If Tipperary’s progress to the All-Ireland Final was an unlikely story, then the crescendo their campaign ended with on the day itself was nigh unbelievable.
You know the story by now. Trailing by six points at half-time they outscored Cork by 3-14 to 0-2 in a second half of hurling that was the most sublime ever produced by a team on the biggest day of all.
John McGrath of Tipperary celebrates after scoring his side's third goal during the GAA Hurling All-Ireland Senior Championship final match between Cork and Tipperary at Croke Park in Dublin. Photo by Seb Daly/Sportsfile
McGrath scored two of those goals and won the penalty for the third as his own redemption story ended with a Hollywood blockbuster final act.
“The manner in which we won it, I don't think anyone in their wildest dreams would have come up with that scenario,” he says.
"There certainly was an element of shock. I knew we were relatively well up but to actually see the final score, it was kinda hard to believe that that had just happened.
"Sport is funny like that. Everything just started to go right for us at a certain point of that second half. And the exact opposite for Cork at different stages - hitting the post, hitting the crossbar. Them little bits of luck are needed along the way.
"But our lads just absolutely powered into that last 35 minutes. To save the best 35 minutes of the year for that time in an All-Ireland final... It's the kind of thing that you hope is going to happen. But how often does that actually come to fruition? It's unreal from that point of view."
Tipperary brothers, from left, Brian McGrath, Noel McGrath and John McGrath celebrate with the Liam MacCarthy cup and family after their side's victory in the GAA Hurling All-Ireland Senior Championship final match between Cork and Tipperary at Croke Park in Dublin.
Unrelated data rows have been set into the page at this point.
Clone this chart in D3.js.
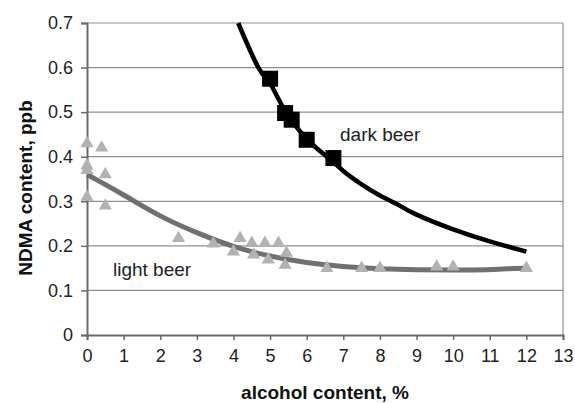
<!DOCTYPE html>
<html><head><meta charset="utf-8">
<script src="https://cdn.jsdelivr.net/npm/d3@7"></script>
<style>body{margin:0;background:#fff}svg{display:block}</style>
</head><body>
<script>
const xTicks = [0,1,2,3,4,5,6,7,8,9,10,11,12,13];
const yTicks = [0,0.1,0.2,0.3,0.4,0.5,0.6,0.7];
const yTickLabels = ["0","0.1","0.2","0.3","0.4","0.5","0.6","0.7"];

// light beer measurements (triangles)
const lightX = [0,0,0,0,0.4,0.5,0.5,2.5,3.45,4.0,4.18,4.5,4.55,4.86,4.95,5.23,5.41,5.45,6.55,7.5,8.0,9.55,10.0,12.0];
const lightY = [0.43,0.38,0.37,0.31,0.42,0.36,0.29,0.217,0.205,0.187,0.217,0.206,0.18,0.206,0.169,0.206,0.157,0.184,0.15,0.15,0.15,0.153,0.153,0.15];
// light beer fitted curve
const lightFitX = [0,1,2,3,4,5,6,7,8,9,10,11,11.5,12];
const lightFitY = [0.36,0.315,0.265,0.229,0.197,0.176,0.162,0.153,0.148,0.146,0.146,0.146,0.149,0.15];

// dark beer measurements (squares)
const darkX = [5.0,5.41,5.59,6.0,6.73];
const darkY = [0.575,0.498,0.483,0.438,0.397];
// dark beer fitted curve
const darkFitX = [4.13,4.68,5,5.36,6,6.6,7,7.5,8,8.5,9,10,11,12];
const darkFitY = [0.70,0.60,0.565,0.51,0.44,0.397,0.368,0.338,0.313,0.292,0.27,0.237,0.21,0.187];

const W = 575, H = 403;
const m = {left:87, right:12, top:23, bottom:68};
const svg = d3.select("body").append("svg").attr("width",W).attr("height",H);
const x = d3.scaleLinear().domain([0,13]).range([m.left, W-m.right]);
const y = d3.scaleLinear().domain([0,0.7]).range([H-m.bottom, m.top]);
const font = "'Liberation Sans', Arial, sans-serif";

// gridlines
svg.append("g").selectAll("line").data(yTicks.filter(d=>d>0)).join("line")
  .attr("x1",x(0)).attr("x2",x(13)).attr("y1",d=>y(d)).attr("y2",d=>y(d))
  .attr("stroke","#8f8f8f").attr("stroke-width",1.2);
// right border
svg.append("line").attr("x1",x(13)).attr("x2",x(13)).attr("y1",y(0)).attr("y2",y(0.7))
  .attr("stroke","#8f8f8f").attr("stroke-width",1.2);

// axes
const xAxis = d3.axisBottom(x).tickValues(xTicks).tickSize(5).tickPadding(9).tickFormat(d3.format("d"));
const gx = svg.append("g").attr("transform",`translate(0,${y(0)})`).call(xAxis);
const yAxis = d3.axisLeft(y).tickValues(yTicks).tickSize(6).tickPadding(8).tickFormat((d,i)=>yTickLabels[i]);
const gy = svg.append("g").attr("transform",`translate(${x(0)},0)`).call(yAxis);
[gx,gy].forEach(g=>{
  g.select(".domain").attr("stroke","#6a6a6a").attr("stroke-width",2);
  g.selectAll(".tick line").attr("stroke","#6a6a6a").attr("stroke-width",1.5);
  g.selectAll("text").attr("font-family",font).attr("font-size",18).attr("fill","#222");
});

const line = d3.line().x(d=>x(d[0])).y(d=>y(d[1])).curve(d3.curveBasis);

// light beer curve
svg.append("path").datum(lightFitX.map((v,i)=>[v,lightFitY[i]]))
  .attr("d",line).attr("fill","none").attr("stroke","#707070").attr("stroke-width",5);
// light triangles
const tri = d3.symbol().type(d3.symbolTriangle).size(75);
svg.append("g").selectAll("path").data(lightX.map((v,i)=>[v,lightY[i]])).join("path")
  .attr("d",tri).attr("transform",d=>`translate(${x(d[0])},${y(d[1])})`)
  .attr("fill","#b2b2b2");

// dark curve
svg.append("path").datum(darkFitX.map((v,i)=>[v,darkFitY[i]]))
  .attr("d",d3.line().x(d=>x(d[0])).y(d=>y(d[1])).curve(d3.curveNatural))
  .attr("fill","none").attr("stroke","#000").attr("stroke-width",4.5);
// squares
svg.append("g").selectAll("rect").data(darkX.map((v,i)=>[v,darkY[i]])).join("rect")
  .attr("x",d=>x(d[0])-8).attr("y",d=>y(d[1])-8).attr("width",16).attr("height",16)
  .attr("fill","#000");

// labels
svg.append("text").attr("x",x(6.91)).attr("y",y(0.435)).text("dark beer")
  .attr("font-family",font).attr("font-size",19).attr("fill","#222");
svg.append("text").attr("x",x(0.71)).attr("y",y(0.133)).text("light beer")
  .attr("font-family",font).attr("font-size",19).attr("fill","#222");

// axis titles
svg.append("text").attr("x",(x(0)+x(13))/2).attr("y",399).attr("text-anchor","middle")
  .text("alcohol content, %").attr("font-family",font).attr("font-size",19).attr("font-weight","bold").attr("fill","#111");
svg.append("text").attr("transform",`translate(32,188) rotate(-90)`).attr("text-anchor","middle")
  .text("NDMA content, ppb").attr("font-family",font).attr("font-size",19).attr("font-weight","bold").attr("fill","#111");
</script>
</body></html>
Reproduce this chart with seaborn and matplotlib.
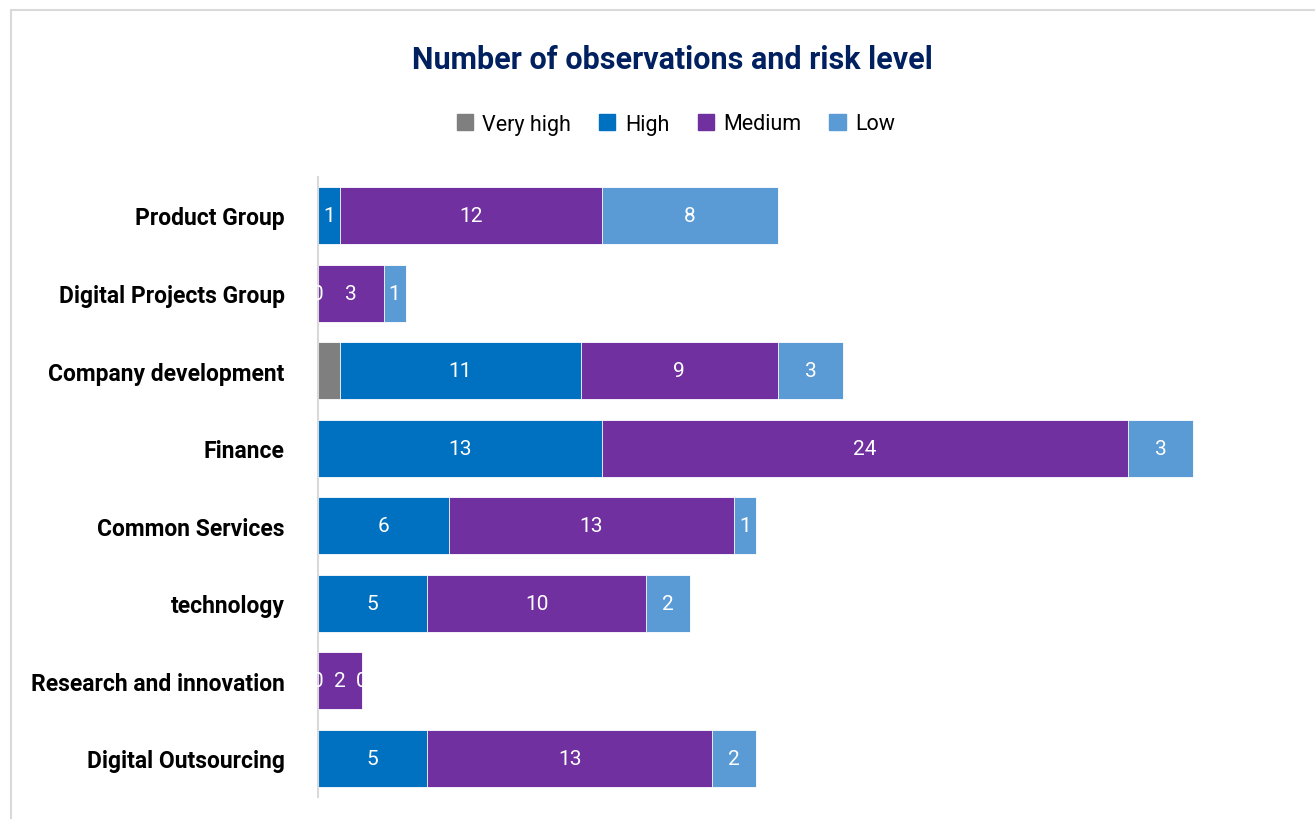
import matplotlib
matplotlib.use("Agg")
import matplotlib.pyplot as plt
import seaborn as sns
import numpy as np
import pandas as pd

# data
categories = ["Product Group", "Digital Projects Group", "Company development", "Finance",
              "Common Services", "technology", "Research and innovation", "Digital Outsourcing"]
very_high = [0, 0, 1, 0, 0, 0, 0, 0]
high = [1, 0, 11, 13, 6, 5, 0, 5]
medium = [12, 3, 9, 24, 13, 10, 2, 13]
low = [8, 1, 3, 3, 1, 2, 0, 2]

series_names = ["Very high", "High", "Medium", "Low"]
colors = ["#7F7F7F", "#0070C0", "#7030A0", "#5B9BD5"]

sns.set_style("white")
plt.rcParams["font.family"] = ["Roboto", "DejaVu Sans"]

df = pd.DataFrame({"cat": categories, "Very high": very_high, "High": high,
                   "Medium": medium, "Low": low})
cum = df[series_names].cumsum(axis=1)

fig = plt.figure(figsize=(13.15, 8.2), dpi=100)
ax = fig.add_axes([0.2418, 0.0265, 0.739, 0.7568])

# stacked bars: draw cumulative totals, largest first
for name, col in reversed(list(zip(series_names, colors))):
    sns.barplot(x=cum[name], y=df["cat"], orient="h", color=col, width=0.735,
                saturation=1, edgecolor="white", linewidth=0.6, ax=ax)

# data labels (Very high has none in the original)
for name in ["High", "Medium", "Low"]:
    start = cum[name] - df[name]
    for i, (s, v) in enumerate(zip(start, df[name])):
        ax.text(s + v / 2, i, str(v), color="white", ha="center", va="center",
                fontsize=15)

ax.set_xlim(0, 44.4)
ax.set_ylim(7.5, -0.5)
ax.set_xlabel("")
ax.set_ylabel("")
ax.set_xticks([])
ax.tick_params(axis="y", length=0, pad=24)
for lab in ax.get_yticklabels():
    lab.set_fontweight("bold")
    lab.set_fontsize(16.5)
    lab.set_color("black")
for sp in ["top", "right", "bottom"]:
    ax.spines[sp].set_visible(False)
ax.spines["left"].set_color("#D9D9D9")
ax.spines["left"].set_linewidth(1.5)

handles = [plt.Rectangle((0, 0), 1, 1, color=c) for c in colors]
fig.legend(handles, series_names, loc="center", bbox_to_anchor=(0.514, 1 - 125 / 820),
           ncol=4, frameon=False, fontsize=15.5, handlelength=0.75, handleheight=0.75,
           handletextpad=0.45, columnspacing=1.3, labelcolor="black")

fig.text(0.511, 1 - 60 / 820, "Number of observations and risk level", ha="center",
         va="center", fontsize=22, fontweight="bold", color="#002060")

# outer chart border (only top and left visible in the crop)
fig.add_artist(plt.Line2D([11 / 1315, 11 / 1315], [0, 1 - 11 / 820], color="#D9D9D9", lw=1.5))
fig.add_artist(plt.Line2D([11 / 1315, 1], [1 - 11 / 820, 1 - 11 / 820], color="#D9D9D9", lw=1.5))

fig.savefig("out.png", dpi=100)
Photo by Stephen McCarthy/Sportsfile.
So, what now for this Tipperary hurling team? Will the 2025 bolt from the blue and gold presage more success in the coming years? How determined are the players themselves to prove it wasn’t a flash in the pan season?
“As the year ticks on and it gets into the winter, those sorts of thoughts will be coming to lads,” says McGrath. “You certainly don’t want to just win one and go away for a couple of years again.
“Like Tipp, we want and aim to be very competitive every year. That’s not always going to lead to winning Munster Championships or All-Ireland Championships or League finals, but on any given year, Tipp should feel that there’s a real chance.
“It’s probably for a couple of weeks and months down the line when that kind of talk starts up. We wanted to enjoy the year we had and to celebrate that when we had the chance.”